The ordinance notes that you’re…well…pathetic:
“[The checkout line is where] shoppers are more likely to make impulse purchases and where parents struggle with their children over demands to buy treats.”
Affected by the ban, which goes into effect next March: 25 large supermarkets, in a span of space comprised of about 120,000 preschoolers people.
AFP notes that Berkeley, “just across the bay from San Francisco, has a track record of pioneering health initiatives.”
In 2014, it imposed a tax on soft drinks that was adopted by several other major US cities.

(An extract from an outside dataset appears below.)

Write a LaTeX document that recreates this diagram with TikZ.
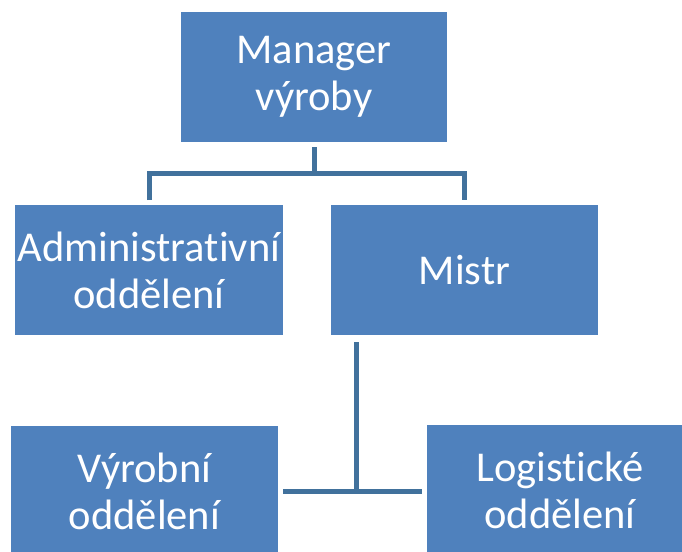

According to a study last year, Berkeley residents reduced their consumption of soft drinks by half by 2017.
Also reduced: awesomeness.
On the other hand, the war on dextrose, lactose, maltose, trehalose, turbinado, sucrose, and galactose — as opposed to high taxes, poverty, homelessness, oppression, suppression, robbery, and murder — might be a good move for the state as a whole.
After all, once you come down from that would-be sugar high, the crash may impede your ability to escape the angry, violent mob blocking the street and bashing in your windows and annihilating your soon-to-be-banned gas guzzler.
Those goons — who are likely high on sugar — probably got their fix from a back-alley dealer.
Or just anywhere else in the store except the very front.
Either way, kudos to California for saving everyone from that greatest of enemies — free will.